- **Data segment**
- - -

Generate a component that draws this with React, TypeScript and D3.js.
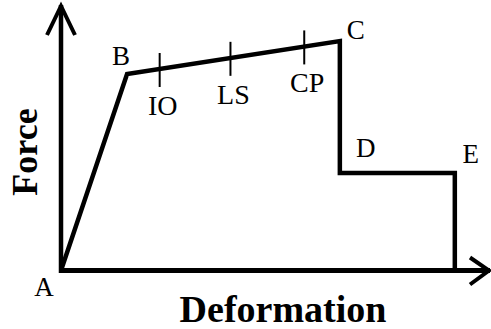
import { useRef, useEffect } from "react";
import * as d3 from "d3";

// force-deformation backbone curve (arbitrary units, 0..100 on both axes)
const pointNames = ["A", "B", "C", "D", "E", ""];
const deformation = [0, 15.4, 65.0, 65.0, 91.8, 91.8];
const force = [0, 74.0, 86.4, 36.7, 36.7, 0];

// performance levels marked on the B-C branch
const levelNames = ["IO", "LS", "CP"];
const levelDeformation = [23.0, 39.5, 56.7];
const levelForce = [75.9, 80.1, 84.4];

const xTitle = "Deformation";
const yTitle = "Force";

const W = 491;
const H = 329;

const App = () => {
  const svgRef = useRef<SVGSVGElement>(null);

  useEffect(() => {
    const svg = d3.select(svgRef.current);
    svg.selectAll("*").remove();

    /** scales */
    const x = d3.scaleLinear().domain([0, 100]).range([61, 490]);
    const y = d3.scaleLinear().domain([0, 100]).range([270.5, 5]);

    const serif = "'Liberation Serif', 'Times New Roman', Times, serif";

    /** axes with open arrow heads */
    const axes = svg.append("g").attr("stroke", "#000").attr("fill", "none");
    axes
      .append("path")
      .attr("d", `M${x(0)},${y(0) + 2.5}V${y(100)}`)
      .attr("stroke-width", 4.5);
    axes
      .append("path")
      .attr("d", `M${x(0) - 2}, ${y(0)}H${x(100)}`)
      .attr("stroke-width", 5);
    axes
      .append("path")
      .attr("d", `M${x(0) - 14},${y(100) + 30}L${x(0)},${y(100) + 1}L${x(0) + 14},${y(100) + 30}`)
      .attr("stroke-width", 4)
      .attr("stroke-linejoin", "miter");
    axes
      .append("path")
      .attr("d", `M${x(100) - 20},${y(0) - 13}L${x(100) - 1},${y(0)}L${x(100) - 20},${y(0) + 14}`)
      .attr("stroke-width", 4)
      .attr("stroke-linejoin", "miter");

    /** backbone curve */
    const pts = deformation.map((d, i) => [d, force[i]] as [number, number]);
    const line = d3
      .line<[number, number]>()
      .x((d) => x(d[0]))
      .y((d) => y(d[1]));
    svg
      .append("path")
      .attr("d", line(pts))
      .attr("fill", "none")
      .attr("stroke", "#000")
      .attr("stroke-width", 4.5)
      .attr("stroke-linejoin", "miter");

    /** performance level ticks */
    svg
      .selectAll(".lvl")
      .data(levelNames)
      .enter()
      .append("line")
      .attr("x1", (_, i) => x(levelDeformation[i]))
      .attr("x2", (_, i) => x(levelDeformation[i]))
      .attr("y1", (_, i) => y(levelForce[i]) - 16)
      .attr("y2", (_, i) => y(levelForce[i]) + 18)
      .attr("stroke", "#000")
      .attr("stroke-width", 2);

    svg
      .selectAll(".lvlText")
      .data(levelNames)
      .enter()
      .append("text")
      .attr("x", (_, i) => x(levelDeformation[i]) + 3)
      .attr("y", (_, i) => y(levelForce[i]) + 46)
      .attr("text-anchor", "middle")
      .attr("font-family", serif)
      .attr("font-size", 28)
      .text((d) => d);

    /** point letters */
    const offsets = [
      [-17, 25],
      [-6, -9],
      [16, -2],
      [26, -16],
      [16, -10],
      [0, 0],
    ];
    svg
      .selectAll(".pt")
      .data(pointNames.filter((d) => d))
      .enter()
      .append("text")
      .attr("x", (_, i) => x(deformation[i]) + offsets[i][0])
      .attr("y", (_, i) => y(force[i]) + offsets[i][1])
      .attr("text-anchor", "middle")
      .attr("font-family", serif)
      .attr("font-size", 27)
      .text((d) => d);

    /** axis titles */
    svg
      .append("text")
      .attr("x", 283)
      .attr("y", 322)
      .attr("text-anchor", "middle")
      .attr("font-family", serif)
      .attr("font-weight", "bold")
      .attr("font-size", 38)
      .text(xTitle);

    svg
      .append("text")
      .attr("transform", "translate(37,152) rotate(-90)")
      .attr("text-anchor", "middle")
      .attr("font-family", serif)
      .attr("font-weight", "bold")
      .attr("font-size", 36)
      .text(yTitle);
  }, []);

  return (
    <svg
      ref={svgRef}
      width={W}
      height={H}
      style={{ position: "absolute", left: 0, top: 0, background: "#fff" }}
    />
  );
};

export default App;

- - -

- **Written request**
Gather all lines where the word "with" appears.

- **Task solution**
Generate a component that draws this with React, TypeScript and D3.js.
    /** axes with open arrow heads */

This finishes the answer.